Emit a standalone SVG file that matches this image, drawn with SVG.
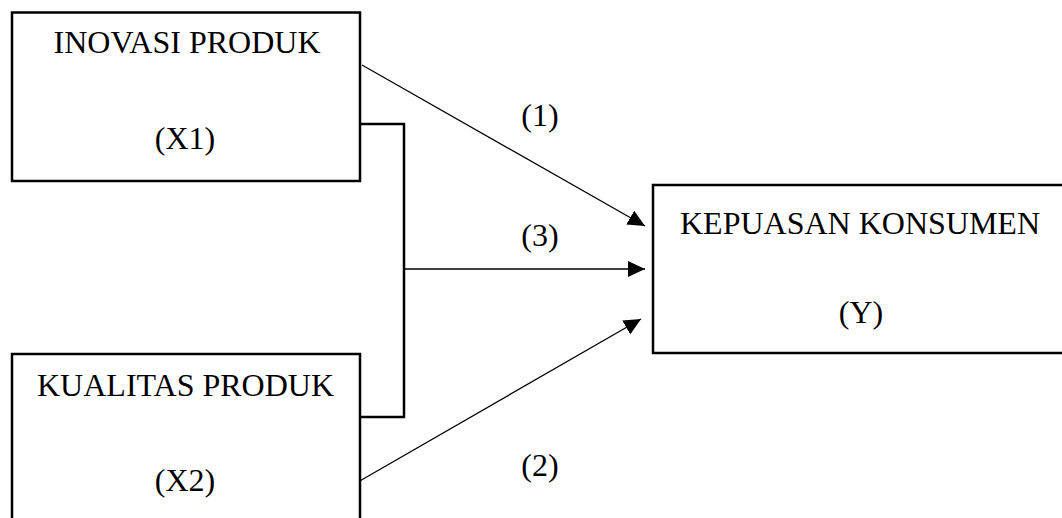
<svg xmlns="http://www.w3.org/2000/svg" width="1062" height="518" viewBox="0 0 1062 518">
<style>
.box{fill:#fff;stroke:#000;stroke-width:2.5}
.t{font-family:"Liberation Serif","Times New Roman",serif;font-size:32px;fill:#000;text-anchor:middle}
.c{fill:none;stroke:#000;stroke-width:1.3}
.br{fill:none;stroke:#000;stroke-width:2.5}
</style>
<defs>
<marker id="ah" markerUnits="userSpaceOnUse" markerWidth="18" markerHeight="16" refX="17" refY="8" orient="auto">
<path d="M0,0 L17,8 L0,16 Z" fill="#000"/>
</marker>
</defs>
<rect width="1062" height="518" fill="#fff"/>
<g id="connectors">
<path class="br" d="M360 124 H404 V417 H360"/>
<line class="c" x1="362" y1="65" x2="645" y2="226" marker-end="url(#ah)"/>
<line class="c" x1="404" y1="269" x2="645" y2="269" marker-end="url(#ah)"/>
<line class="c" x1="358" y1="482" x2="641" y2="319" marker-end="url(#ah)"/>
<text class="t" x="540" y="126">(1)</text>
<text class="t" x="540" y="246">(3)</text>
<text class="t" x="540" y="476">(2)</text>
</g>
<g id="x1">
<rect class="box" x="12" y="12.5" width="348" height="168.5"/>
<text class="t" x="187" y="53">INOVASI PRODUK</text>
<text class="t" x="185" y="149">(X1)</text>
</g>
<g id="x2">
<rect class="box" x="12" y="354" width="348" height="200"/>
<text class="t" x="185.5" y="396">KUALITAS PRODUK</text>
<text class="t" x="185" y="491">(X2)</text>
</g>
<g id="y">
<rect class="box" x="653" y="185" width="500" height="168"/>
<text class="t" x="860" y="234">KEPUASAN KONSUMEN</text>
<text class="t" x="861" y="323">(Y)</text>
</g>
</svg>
━━━━
- [AIM OF THE EXERCISE]
Omit each picture, then return all of the listing exactly as it stands.

- [FINISHED TASK]
Emit a standalone SVG file that matches this image, drawn with SVG.
<svg xmlns="http://www.w3.org/2000/svg" width="1062" height="518" viewBox="0 0 1062 518">
<style>
.box{fill:#fff;stroke:#000;stroke-width:2.5}
.t{font-family:"Liberation Serif","Times New Roman",serif;font-size:32px;fill:#000;text-anchor:middle}
.c{fill:none;stroke:#000;stroke-width:1.3}
.br{fill:none;stroke:#000;stroke-width:2.5}
</style>
<defs>
<marker id="ah" markerUnits="userSpaceOnUse" markerWidth="18" markerHeight="16" refX="17" refY="8" orient="auto">
<path d="M0,0 L17,8 L0,16 Z" fill="#000"/>
</marker>
</defs>
<rect width="1062" height="518" fill="#fff"/>
<g id="connectors">
<path class="br" d="M360 124 H404 V417 H360"/>
<line class="c" x1="362" y1="65" x2="645" y2="226" marker-end="url(#ah)"/>
<line class="c" x1="404" y1="269" x2="645" y2="269" marker-end="url(#ah)"/>
<line class="c" x1="358" y1="482" x2="641" y2="319" marker-end="url(#ah)"/>
<text class="t" x="540" y="126">(1)</text>
<text class="t" x="540" y="246">(3)</text>
<text class="t" x="540" y="476">(2)</text>
</g>
<g id="x1">
<rect class="box" x="12" y="12.5" width="348" height="168.5"/>
<text class="t" x="187" y="53">INOVASI PRODUK</text>
<text class="t" x="185" y="149">(X1)</text>
</g>
<g id="x2">
<rect class="box" x="12" y="354" width="348" height="200"/>
<text class="t" x="185.5" y="396">KUALITAS PRODUK</text>
<text class="t" x="185" y="491">(X2)</text>
</g>
<g id="y">
<rect class="box" x="653" y="185" width="500" height="168"/>
<text class="t" x="860" y="234">KEPUASAN KONSUMEN</text>
<text class="t" x="861" y="323">(Y)</text>
</g>
</svg>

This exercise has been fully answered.